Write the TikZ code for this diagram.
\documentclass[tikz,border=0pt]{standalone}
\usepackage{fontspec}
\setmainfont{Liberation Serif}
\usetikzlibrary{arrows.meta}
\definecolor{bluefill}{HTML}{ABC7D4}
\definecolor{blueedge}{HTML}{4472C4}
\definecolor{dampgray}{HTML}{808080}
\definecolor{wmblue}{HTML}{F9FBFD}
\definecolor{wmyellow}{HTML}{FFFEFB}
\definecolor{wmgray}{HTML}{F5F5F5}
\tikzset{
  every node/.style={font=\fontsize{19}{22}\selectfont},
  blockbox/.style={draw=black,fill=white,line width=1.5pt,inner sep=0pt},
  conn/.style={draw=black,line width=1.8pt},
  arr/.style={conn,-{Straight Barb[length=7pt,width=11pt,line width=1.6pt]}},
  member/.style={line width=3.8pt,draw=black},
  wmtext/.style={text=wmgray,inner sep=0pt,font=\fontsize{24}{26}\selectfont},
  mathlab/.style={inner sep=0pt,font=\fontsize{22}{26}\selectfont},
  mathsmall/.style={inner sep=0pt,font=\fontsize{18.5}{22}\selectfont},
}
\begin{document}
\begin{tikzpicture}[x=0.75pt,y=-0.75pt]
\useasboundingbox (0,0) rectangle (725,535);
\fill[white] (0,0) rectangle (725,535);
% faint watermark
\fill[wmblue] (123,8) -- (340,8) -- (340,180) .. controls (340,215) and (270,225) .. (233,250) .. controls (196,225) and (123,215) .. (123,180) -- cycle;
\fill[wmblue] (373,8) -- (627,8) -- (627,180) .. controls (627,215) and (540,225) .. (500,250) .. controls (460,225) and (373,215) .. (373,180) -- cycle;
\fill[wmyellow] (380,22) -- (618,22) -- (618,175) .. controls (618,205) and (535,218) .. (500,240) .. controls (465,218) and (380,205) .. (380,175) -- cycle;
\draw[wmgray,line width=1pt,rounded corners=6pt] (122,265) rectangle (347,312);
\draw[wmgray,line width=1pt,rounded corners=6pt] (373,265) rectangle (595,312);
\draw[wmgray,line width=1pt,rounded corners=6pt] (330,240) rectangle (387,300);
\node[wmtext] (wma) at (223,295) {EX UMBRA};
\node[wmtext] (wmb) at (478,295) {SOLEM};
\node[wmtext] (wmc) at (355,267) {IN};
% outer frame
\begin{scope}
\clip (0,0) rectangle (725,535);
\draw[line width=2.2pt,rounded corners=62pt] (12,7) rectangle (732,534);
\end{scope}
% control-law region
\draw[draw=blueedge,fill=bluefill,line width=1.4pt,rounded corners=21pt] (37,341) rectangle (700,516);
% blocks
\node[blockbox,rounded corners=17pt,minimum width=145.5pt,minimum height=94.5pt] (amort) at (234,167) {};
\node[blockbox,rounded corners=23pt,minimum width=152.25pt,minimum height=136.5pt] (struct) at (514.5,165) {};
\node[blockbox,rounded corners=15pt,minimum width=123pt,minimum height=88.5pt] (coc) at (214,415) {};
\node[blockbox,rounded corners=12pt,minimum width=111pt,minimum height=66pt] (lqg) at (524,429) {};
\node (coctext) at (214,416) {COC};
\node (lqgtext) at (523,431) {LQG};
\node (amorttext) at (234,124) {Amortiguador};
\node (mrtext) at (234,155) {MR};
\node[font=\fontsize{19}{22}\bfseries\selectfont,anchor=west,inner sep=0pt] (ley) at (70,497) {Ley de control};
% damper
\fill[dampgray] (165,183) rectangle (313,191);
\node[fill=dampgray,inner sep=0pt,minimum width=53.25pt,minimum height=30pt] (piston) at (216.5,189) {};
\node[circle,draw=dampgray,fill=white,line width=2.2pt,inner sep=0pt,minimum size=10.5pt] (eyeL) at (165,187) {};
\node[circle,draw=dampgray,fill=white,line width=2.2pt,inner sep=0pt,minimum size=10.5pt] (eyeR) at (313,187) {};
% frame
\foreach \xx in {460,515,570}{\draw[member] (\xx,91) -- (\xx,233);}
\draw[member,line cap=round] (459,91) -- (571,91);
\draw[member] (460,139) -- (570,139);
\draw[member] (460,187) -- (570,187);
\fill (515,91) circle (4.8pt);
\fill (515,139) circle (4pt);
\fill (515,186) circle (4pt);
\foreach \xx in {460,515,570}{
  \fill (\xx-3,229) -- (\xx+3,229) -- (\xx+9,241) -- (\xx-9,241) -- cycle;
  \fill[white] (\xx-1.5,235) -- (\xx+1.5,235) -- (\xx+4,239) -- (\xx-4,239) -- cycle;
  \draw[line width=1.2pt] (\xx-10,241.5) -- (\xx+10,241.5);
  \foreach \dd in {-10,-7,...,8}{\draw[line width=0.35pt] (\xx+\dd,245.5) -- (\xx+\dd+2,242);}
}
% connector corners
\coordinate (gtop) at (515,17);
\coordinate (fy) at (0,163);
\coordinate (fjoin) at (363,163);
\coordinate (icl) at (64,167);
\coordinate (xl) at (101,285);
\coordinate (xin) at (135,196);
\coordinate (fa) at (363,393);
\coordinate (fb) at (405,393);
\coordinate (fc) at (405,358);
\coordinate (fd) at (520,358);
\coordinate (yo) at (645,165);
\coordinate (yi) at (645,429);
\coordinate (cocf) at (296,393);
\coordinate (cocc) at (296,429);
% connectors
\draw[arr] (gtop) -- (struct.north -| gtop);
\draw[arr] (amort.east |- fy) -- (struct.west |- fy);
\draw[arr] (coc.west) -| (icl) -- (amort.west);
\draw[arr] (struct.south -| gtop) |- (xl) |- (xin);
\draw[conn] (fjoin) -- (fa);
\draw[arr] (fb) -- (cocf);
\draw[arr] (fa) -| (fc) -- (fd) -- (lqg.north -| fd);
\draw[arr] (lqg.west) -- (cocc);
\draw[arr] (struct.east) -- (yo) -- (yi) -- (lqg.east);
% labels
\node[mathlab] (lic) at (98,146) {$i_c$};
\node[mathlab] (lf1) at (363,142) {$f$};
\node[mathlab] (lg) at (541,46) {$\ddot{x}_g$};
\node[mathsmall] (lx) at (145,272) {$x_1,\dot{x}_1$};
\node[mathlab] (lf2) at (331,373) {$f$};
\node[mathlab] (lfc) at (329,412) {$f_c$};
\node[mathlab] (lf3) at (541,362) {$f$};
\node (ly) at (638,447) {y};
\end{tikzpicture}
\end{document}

---

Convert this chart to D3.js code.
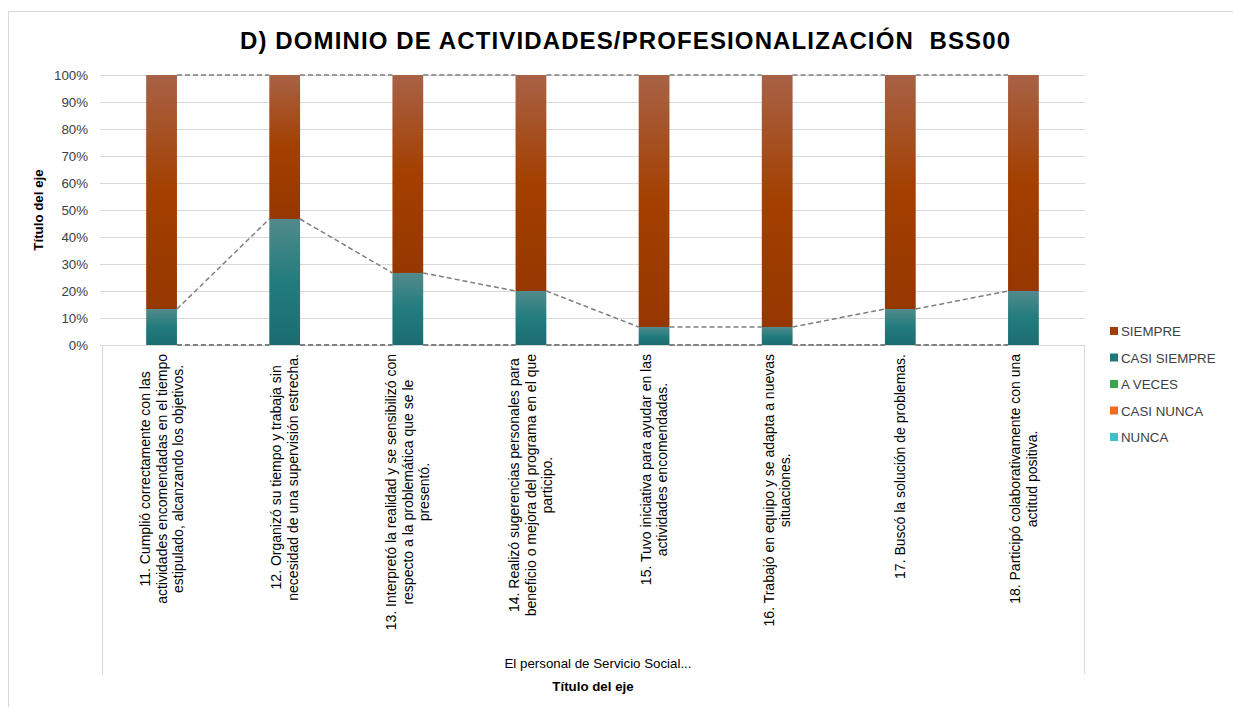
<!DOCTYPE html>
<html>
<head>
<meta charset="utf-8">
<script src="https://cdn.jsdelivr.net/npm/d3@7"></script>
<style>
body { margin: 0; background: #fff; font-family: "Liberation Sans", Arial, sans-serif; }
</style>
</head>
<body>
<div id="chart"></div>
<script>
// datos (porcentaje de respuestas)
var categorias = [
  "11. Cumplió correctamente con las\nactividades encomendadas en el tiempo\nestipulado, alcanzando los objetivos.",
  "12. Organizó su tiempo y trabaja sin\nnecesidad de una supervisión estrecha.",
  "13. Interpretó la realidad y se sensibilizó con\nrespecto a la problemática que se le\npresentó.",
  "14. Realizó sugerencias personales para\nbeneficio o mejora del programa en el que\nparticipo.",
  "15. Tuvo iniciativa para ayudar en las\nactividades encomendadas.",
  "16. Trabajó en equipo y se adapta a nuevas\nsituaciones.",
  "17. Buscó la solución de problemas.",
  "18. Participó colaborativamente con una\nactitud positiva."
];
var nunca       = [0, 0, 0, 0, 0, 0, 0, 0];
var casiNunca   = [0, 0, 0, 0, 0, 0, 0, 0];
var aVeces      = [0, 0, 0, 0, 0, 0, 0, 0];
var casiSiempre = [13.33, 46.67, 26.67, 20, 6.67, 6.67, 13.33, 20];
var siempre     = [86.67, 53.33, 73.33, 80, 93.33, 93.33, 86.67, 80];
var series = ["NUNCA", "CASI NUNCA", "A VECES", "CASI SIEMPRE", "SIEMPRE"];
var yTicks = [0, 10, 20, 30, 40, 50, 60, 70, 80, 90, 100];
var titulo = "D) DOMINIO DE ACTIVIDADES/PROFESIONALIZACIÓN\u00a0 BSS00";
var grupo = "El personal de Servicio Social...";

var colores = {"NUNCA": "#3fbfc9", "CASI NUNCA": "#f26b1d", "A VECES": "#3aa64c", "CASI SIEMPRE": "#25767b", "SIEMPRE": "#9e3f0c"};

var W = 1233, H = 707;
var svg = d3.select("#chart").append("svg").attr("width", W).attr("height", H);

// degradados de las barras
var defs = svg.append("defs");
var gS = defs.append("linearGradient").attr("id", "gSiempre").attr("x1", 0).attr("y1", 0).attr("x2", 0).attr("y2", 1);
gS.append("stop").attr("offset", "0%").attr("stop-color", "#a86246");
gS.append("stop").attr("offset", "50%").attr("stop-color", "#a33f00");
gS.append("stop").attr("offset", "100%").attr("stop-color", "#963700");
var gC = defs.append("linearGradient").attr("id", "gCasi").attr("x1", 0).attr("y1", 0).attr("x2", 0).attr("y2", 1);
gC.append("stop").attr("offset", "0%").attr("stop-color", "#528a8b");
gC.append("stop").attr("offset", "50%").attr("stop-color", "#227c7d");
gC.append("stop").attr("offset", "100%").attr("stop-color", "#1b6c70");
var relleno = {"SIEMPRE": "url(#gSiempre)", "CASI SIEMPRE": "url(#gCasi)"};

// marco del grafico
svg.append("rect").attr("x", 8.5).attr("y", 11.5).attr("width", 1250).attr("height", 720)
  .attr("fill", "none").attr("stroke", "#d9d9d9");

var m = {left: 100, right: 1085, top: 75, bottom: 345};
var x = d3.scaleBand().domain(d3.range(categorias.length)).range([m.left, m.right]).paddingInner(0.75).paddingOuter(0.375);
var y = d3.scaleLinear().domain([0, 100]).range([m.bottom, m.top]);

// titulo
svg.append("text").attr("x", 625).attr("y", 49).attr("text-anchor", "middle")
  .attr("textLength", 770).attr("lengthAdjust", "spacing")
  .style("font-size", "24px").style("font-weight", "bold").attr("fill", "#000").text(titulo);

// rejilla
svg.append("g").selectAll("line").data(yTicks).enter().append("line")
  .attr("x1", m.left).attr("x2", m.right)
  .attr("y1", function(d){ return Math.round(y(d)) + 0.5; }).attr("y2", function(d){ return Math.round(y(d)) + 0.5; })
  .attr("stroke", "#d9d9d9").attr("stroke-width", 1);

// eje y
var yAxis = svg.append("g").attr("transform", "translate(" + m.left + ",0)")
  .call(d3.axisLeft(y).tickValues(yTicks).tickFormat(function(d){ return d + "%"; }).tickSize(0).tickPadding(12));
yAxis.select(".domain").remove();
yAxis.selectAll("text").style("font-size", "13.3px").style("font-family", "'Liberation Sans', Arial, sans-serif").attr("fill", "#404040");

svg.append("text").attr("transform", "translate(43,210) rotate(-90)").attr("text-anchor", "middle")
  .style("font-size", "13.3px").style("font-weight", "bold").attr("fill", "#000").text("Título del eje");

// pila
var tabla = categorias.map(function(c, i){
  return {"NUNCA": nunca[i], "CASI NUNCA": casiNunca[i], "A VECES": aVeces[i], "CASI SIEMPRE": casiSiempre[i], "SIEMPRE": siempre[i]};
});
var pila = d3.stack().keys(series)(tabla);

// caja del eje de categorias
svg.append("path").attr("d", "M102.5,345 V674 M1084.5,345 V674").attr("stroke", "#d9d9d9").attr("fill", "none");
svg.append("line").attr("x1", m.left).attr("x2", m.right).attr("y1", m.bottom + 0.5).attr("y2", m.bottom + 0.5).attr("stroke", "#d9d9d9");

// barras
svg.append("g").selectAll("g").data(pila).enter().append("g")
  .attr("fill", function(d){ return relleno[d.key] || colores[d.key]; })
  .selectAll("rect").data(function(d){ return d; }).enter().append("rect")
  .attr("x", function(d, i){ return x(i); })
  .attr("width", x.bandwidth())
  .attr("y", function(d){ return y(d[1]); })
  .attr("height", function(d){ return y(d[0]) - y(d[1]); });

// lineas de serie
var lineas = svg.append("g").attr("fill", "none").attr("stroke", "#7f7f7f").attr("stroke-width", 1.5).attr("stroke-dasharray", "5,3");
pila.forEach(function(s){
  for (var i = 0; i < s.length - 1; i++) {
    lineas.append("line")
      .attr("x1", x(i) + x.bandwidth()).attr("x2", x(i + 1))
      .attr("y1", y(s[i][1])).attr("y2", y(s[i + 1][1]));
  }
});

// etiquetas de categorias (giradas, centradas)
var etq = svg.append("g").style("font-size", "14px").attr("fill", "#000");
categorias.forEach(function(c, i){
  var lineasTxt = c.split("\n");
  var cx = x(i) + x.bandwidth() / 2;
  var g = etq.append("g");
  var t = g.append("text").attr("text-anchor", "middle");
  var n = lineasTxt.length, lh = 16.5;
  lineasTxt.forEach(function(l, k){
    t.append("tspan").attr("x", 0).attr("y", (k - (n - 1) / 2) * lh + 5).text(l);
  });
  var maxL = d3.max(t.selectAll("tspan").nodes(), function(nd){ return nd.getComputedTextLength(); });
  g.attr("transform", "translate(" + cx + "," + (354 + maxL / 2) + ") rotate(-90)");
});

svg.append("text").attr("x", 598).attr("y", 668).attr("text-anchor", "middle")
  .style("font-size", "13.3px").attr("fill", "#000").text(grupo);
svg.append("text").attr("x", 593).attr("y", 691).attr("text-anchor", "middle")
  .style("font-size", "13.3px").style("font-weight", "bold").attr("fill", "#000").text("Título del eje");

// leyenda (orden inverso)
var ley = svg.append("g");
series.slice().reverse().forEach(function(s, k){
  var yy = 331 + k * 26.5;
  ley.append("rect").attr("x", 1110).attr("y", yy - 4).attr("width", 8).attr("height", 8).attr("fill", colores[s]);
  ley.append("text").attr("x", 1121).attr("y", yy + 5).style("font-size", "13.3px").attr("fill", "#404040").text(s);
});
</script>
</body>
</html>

### Aim of the exercise
Set down, without pictures, the lines between the line holding "Convert this chart to D3.js code." and the line holding "personal de Servicio", both inclusive.

### Output for this task
Convert this chart to D3.js code.
<!DOCTYPE html>
<html>
<head>
<meta charset="utf-8">
<script src="https://cdn.jsdelivr.net/npm/d3@7"></script>
<style>
body { margin: 0; background: #fff; font-family: "Liberation Sans", Arial, sans-serif; }
</style>
</head>
<body>
<div id="chart"></div>
<script>
// datos (porcentaje de respuestas)
var categorias = [
  "11. Cumplió correctamente con las\nactividades encomendadas en el tiempo\nestipulado, alcanzando los objetivos.",
  "12. Organizó su tiempo y trabaja sin\nnecesidad de una supervisión estrecha.",
  "13. Interpretó la realidad y se sensibilizó con\nrespecto a la problemática que se le\npresentó.",
  "14. Realizó sugerencias personales para\nbeneficio o mejora del programa en el que\nparticipo.",
  "15. Tuvo iniciativa para ayudar en las\nactividades encomendadas.",
  "16. Trabajó en equipo y se adapta a nuevas\nsituaciones.",
  "17. Buscó la solución de problemas.",
  "18. Participó colaborativamente con una\nactitud positiva."
];
var nunca       = [0, 0, 0, 0, 0, 0, 0, 0];
var casiNunca   = [0, 0, 0, 0, 0, 0, 0, 0];
var aVeces      = [0, 0, 0, 0, 0, 0, 0, 0];
var casiSiempre = [13.33, 46.67, 26.67, 20, 6.67, 6.67, 13.33, 20];
var siempre     = [86.67, 53.33, 73.33, 80, 93.33, 93.33, 86.67, 80];
var series = ["NUNCA", "CASI NUNCA", "A VECES", "CASI SIEMPRE", "SIEMPRE"];
var yTicks = [0, 10, 20, 30, 40, 50, 60, 70, 80, 90, 100];
var titulo = "D) DOMINIO DE ACTIVIDADES/PROFESIONALIZACIÓN\u00a0 BSS00";
var grupo = "El personal de Servicio Social...";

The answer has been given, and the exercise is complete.